Current constraints on DM density profiles from WL are typically limited to radial scales greater than 50-100 kpc.  In this paper, explore the possibility of probing the very inner regions of galaxy/halo density profiles by measuring stacked WL on scales of only a few tens of kpc.  The forecasts focus on  scales smaller than the equality radius (Req) where the stellar component and the DM component contribute equally to the lensing signal.  Compute the evolution of Req as a function of lens stellar mass and redshift and show that Req=7-34 kpc for galaxies with the stellar mass of 1e9.5-11.5 Msun.  Unbiased shear measurement will be challenging on these scales.  Introduce a simple metric to quantify how many source galaxies overlap with their neighbors and for which shear measurement will be challenging.  Rejecting source galaxies with close-by companions results in about a 20% decrease in the overall source density.  Despite this decrease, show that Euclid and WFIRST will be able to constrain galaxy/halo density profiles at Req with S/N >20 for M* >1e10 Msun.  WL measurements at Req, in combination with stellar kinematics on small scales, will be a powerful means by which to constrain both the inner slope of the DM density profile as well as the mass and z dependence of the stellar IMF.  


1502.06614
The galaxy - dark matter halo connection: which galaxy properties are correlated with the host halo mass?

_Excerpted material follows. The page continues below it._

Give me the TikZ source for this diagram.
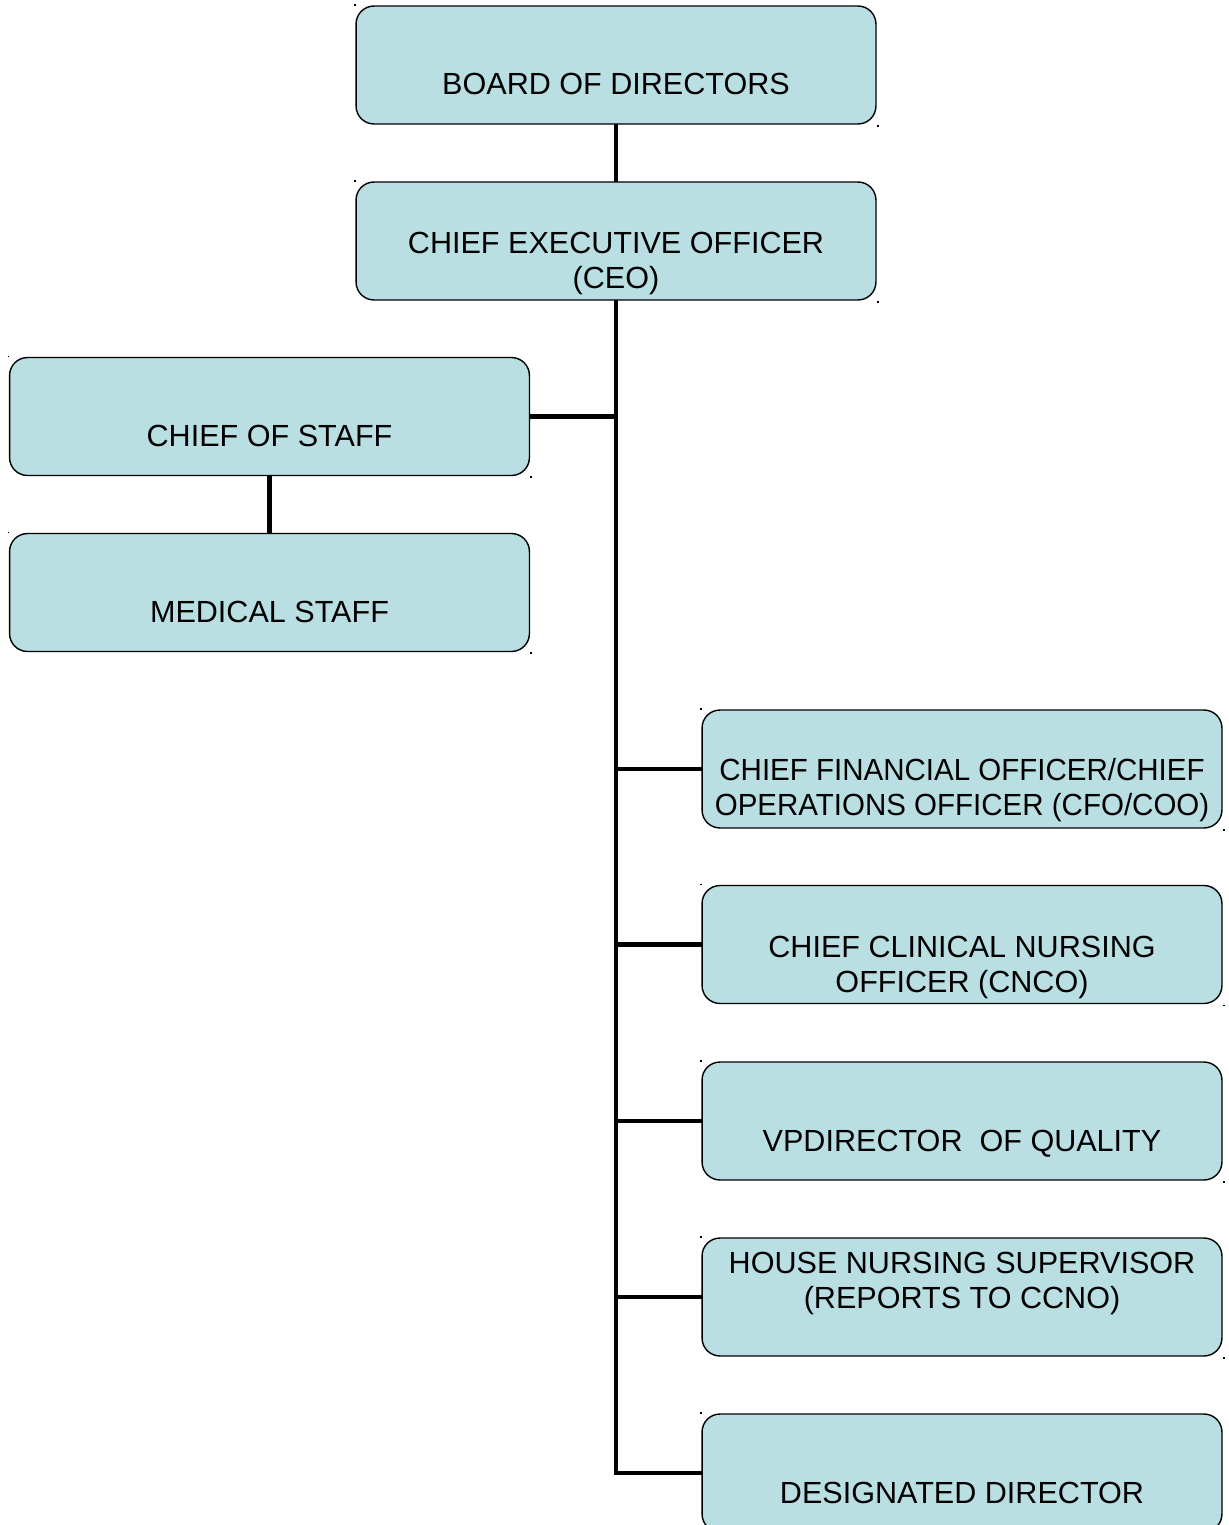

Contreras, Baugh, Norberg, Padilla

Demonstrate how the properties of a galaxy depend on the mass of its host dark matter sub halo, using two independent models of galaxy formation.  For the cases of stellar mass and BH mass, the median property value displays a monotonic dependence on sub halo mass.  The slope of the relation changes for sub halo masses for which heating by AGN becomes important.  The median property values are predicted to be remarkably similar for central and satellite galaxies.  The two models predict considerable scatter around the median property value, though the size of the scatter is model  dependent.  There is only modest evolution with z in the median galaxy property at a fixed sub halo mass.  Properties such as cold gas mass and SFR, however, are predicted to have a complex dependence on sub halo mass.  In these cases sub halo mass is not a good indicator of the value of the galaxy property.  Illustrate how the predictions in the galaxy property - sub halo mass plane differ from the assumptions made in empirical models of galaxy clustering by reconstruction the model output using a sub halo abundance matching scheme.  In its simplest form, abundance matching generally does not reproduce the clustering predicted by the models, typically resulting in an overproduction of the clustering signal.  Show how the basic abundance matching scheme can be extended to reproduce the model predictions more faithfully, which has implications for the analysis of galaxy clustering, particularly for low abundance samples.